Animator Friz Freleng enjoyed creating new adversaries for Warners' star Bugs Bunny, since he felt that Bugs' other nemeses, such as Elmer Fudd and Beaky Buzzard, were too stupid to give the rabbit any real challenge. Freleng introduced two of these more formidable opponents as a pair of gangsters in the 1946 film "Racketeer Rabbit". In the film, Bugs decides to find himself a new home, but the one he chooses is unfortunately occupied by a duo of bank robbers. The characters here are called "Rocky" (drawn like movie gangster Edward G. Robinson) and "Hugo" (a caricatured Peter Lorre). Both gangsters are performed by voice actor Mel Blanc.

Freleng liked the mobster idea, and he used the concept again in the 1950 short "Golden Yeggs". This time it's Porky Pig and Daffy Duck who run afoul of the Mob, only this time Rocky has not only one sidekick, but an entire gang. Freleng also redesigned Rocky for this short, making him a more generalized caricature of the "tough guy" gangster rather than Robinson in particular. Freleng used several of the same techniques that would make his other Bugs villain, Yosemite Sam, such a humorous character: despite Rocky's tough-guy demeanor, everlasting cigar and foppish gangster dress, he's little more than a dwarf in a much-too-large hat.

In 1953's "Catty Cornered", Freleng set the Mob against another of his comic duos, Tweety Bird and Sylvester. Gang leader Rocky, this time aided and abetted by a hulking simpleton named "Nick", kidnaps Tweety Bird, and when Sylvester's bumbling predations accidentally free the bird, the poor puss is hailed as a hero. The duo reappear in 1954's "Bugs and Thugs", this time in the form Freleng would keep them for the rest of their run. "Nick" is here rechristened "Mugsy", and though his over-muscled body stays mostly the same, his hair is gone, and his facial expressions are decidedly less intelligent. Rocky and Mugsy would appear in two more Freleng cartoons: "Bugsy and Mugsy" (1957) and "The Unmentionables" (1963). Mugsy also appears without his boss in a cameo as one of Napoleon's guards in the 1956 Freleng short "Napoleon Bunny-Part".

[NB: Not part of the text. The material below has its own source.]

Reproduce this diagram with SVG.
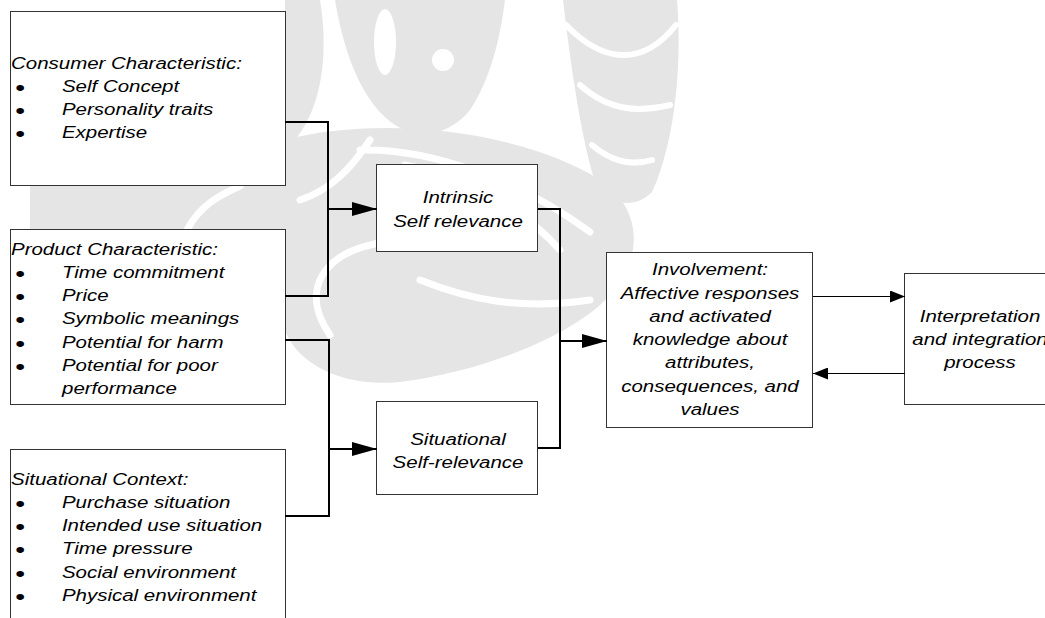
<svg xmlns="http://www.w3.org/2000/svg" width="1045" height="618" viewBox="0 0 1045 618">
<style>
.t{font-family:"Liberation Sans",Arial,sans-serif;font-style:italic;font-size:16px;fill:#000}
.m{text-anchor:middle}
.b{font-style:normal;font-size:22px}
.box{fill:#fff;stroke:#333;stroke-width:1}
.k{fill:none;stroke:#000;stroke-width:2}
.thin{fill:none;stroke:#000;stroke-width:1}
.wm{fill:#e5e5e5}
.wl{fill:none;stroke:#fff;stroke-linecap:round}
</style>
<defs>
<marker id="ah" markerUnits="userSpaceOnUse" markerWidth="25" markerHeight="14" refX="25" refY="7" orient="auto"><path d="M0,0 L25,7 L0,14 Z" fill="#000"/></marker>
<marker id="as" markerUnits="userSpaceOnUse" markerWidth="15" markerHeight="12" refX="15" refY="6" orient="auto"><path d="M0,0 L15,6 L0,12 Z" fill="#000"/></marker>
</defs>
<rect width="1045" height="618" fill="#fff"/>
<g id="watermark">
<path class="wm" d="M285,0 H505 C500,40 490,80 470,110 C450,135 420,140 395,125 C365,105 345,60 335,0 H320 C330,60 320,120 285,150 Z"/>
<ellipse cx="385" cy="42" rx="11" ry="33" fill="#fff"/>
<circle cx="443" cy="60" r="11" fill="#fff"/>
<path class="wm" d="M563,0 H677 C682,60 676,140 652,192 C632,212 602,204 592,172 C580,130 570,60 563,0 Z"/>
<path class="wl" stroke-width="6" d="M566,25 C600,60 640,70 676,25 M580,85 C610,112 640,112 670,105 M592,145 C612,162 632,166 652,160"/>
<path class="wm" d="M285,140 C380,115 520,130 600,180 C645,210 645,265 600,305 C560,340 480,372 400,382 C340,388 292,362 282,322 Z"/>
<path class="wm" d="M30,186 H285 V230 H30 Z"/>
<path class="wl" stroke-width="7" d="M360,150 C430,148 520,180 590,232 M405,165 C460,175 520,205 560,250 M330,335 C300,292 320,252 385,242 M187,230 C200,205 220,195 240,186 M300,200 C330,190 350,170 370,140 M420,280 C470,300 520,310 590,300"/>
</g>
<g id="consumer">
<rect class="box" x="10.5" y="11.5" width="275" height="174"/>
<text class="t" transform="translate(11,69) scale(1.28,1)">Consumer Characteristic:</text>
<text class="t" transform="translate(0,92) scale(1.28,1)"><tspan class="b" x="12" dy="3">•</tspan><tspan x="48.4" dy="-3">Self Concept</tspan></text>
<text class="t" transform="translate(0,115) scale(1.28,1)"><tspan class="b" x="12" dy="3">•</tspan><tspan x="48.4" dy="-3">Personality traits</tspan></text>
<text class="t" transform="translate(0,138) scale(1.28,1)"><tspan class="b" x="12" dy="3">•</tspan><tspan x="48.4" dy="-3">Expertise</tspan></text>
</g>
<g id="product">
<rect class="box" x="10.5" y="229.5" width="275" height="175"/>
<text class="t" transform="translate(11,255) scale(1.28,1)">Product Characteristic:</text>
<text class="t" transform="translate(0,278) scale(1.28,1)"><tspan class="b" x="12" dy="3">•</tspan><tspan x="48.4" dy="-3">Time commitment</tspan></text>
<text class="t" transform="translate(0,301) scale(1.28,1)"><tspan class="b" x="12" dy="3">•</tspan><tspan x="48.4" dy="-3">Price</tspan></text>
<text class="t" transform="translate(0,324) scale(1.28,1)"><tspan class="b" x="12" dy="3">•</tspan><tspan x="48.4" dy="-3">Symbolic meanings</tspan></text>
<text class="t" transform="translate(0,348) scale(1.28,1)"><tspan class="b" x="12" dy="3">•</tspan><tspan x="48.4" dy="-3">Potential for harm</tspan></text>
<text class="t" transform="translate(0,371) scale(1.28,1)"><tspan class="b" x="12" dy="3">•</tspan><tspan x="48.4" dy="-3">Potential for poor</tspan></text>
<text class="t" transform="translate(62,394) scale(1.28,1)">performance</text>
</g>
<g id="situational-context">
<rect class="box" x="10.5" y="449.5" width="275" height="200"/>
<text class="t" transform="translate(11,485) scale(1.28,1)">Situational Context:</text>
<text class="t" transform="translate(0,508) scale(1.28,1)"><tspan class="b" x="12" dy="3">•</tspan><tspan x="48.4" dy="-3">Purchase situation</tspan></text>
<text class="t" transform="translate(0,531) scale(1.28,1)"><tspan class="b" x="12" dy="3">•</tspan><tspan x="48.4" dy="-3">Intended use situation</tspan></text>
<text class="t" transform="translate(0,554) scale(1.28,1)"><tspan class="b" x="12" dy="3">•</tspan><tspan x="48.4" dy="-3">Time pressure</tspan></text>
<text class="t" transform="translate(0,578) scale(1.28,1)"><tspan class="b" x="12" dy="3">•</tspan><tspan x="48.4" dy="-3">Social environment</tspan></text>
<text class="t" transform="translate(0,601) scale(1.28,1)"><tspan class="b" x="12" dy="3">•</tspan><tspan x="48.4" dy="-3">Physical environment</tspan></text>
</g>
<g id="intrinsic">
<rect class="box" x="376.5" y="164.5" width="161" height="87"/>
<text class="t m" transform="translate(458,203) scale(1.28,1)">Intrinsic</text>
<text class="t m" transform="translate(458,227) scale(1.28,1)">Self relevance</text>
</g>
<g id="situational">
<rect class="box" x="376.5" y="401.5" width="161" height="93"/>
<text class="t m" transform="translate(458,445) scale(1.28,1)">Situational</text>
<text class="t m" transform="translate(458,468) scale(1.28,1)">Self-relevance</text>
</g>
<g id="involvement">
<rect class="box" x="606.5" y="252.5" width="206" height="175"/>
<text class="t m" transform="translate(710,275) scale(1.28,1)">Involvement:</text>
<text class="t m" transform="translate(710,298.5) scale(1.28,1)">Affective responses</text>
<text class="t m" transform="translate(710,322) scale(1.28,1)">and activated</text>
<text class="t m" transform="translate(710,345) scale(1.28,1)">knowledge about</text>
<text class="t m" transform="translate(710,368) scale(1.28,1)">attributes,</text>
<text class="t m" transform="translate(710,391.5) scale(1.28,1)">consequences, and</text>
<text class="t m" transform="translate(710,415) scale(1.28,1)">values</text>
</g>
<g id="interpretation">
<rect class="box" x="904.5" y="273.5" width="160" height="131"/>
<text class="t m" transform="translate(980,322) scale(1.28,1)">Interpretation</text>
<text class="t m" transform="translate(980,345) scale(1.28,1)">and integration</text>
<text class="t m" transform="translate(980,368) scale(1.28,1)">process</text>
</g>
<g id="connectors">
<path class="k" d="M285,122 H328 V296 H285"/>
<path class="k" d="M328,209 H377" marker-end="url(#ah)"/>
<path class="k" d="M285,340 H329 V516 H285"/>
<path class="k" d="M329,449 H377" marker-end="url(#ah)"/>
<path class="k" d="M538,209 H560 V448 H538"/>
<path class="k" d="M560,341 H607" marker-end="url(#ah)"/>
<path class="thin" d="M813,296.5 H905" marker-end="url(#as)"/>
<path class="thin" d="M905,373.5 H813" marker-end="url(#as)"/>
</g>
</svg>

Rocky and Mugsy have also appeared in various Looney Tunes-related merchandise. They are semi-regular characters in Looney Tunes comic books, for example. They also play the villains in the 2002 XBox video game Loons: The Fight for Fame, a first-person shooter in which the no-good gangsters attempt to run a film studio into the ground so they can buy up the stock for next to nothing.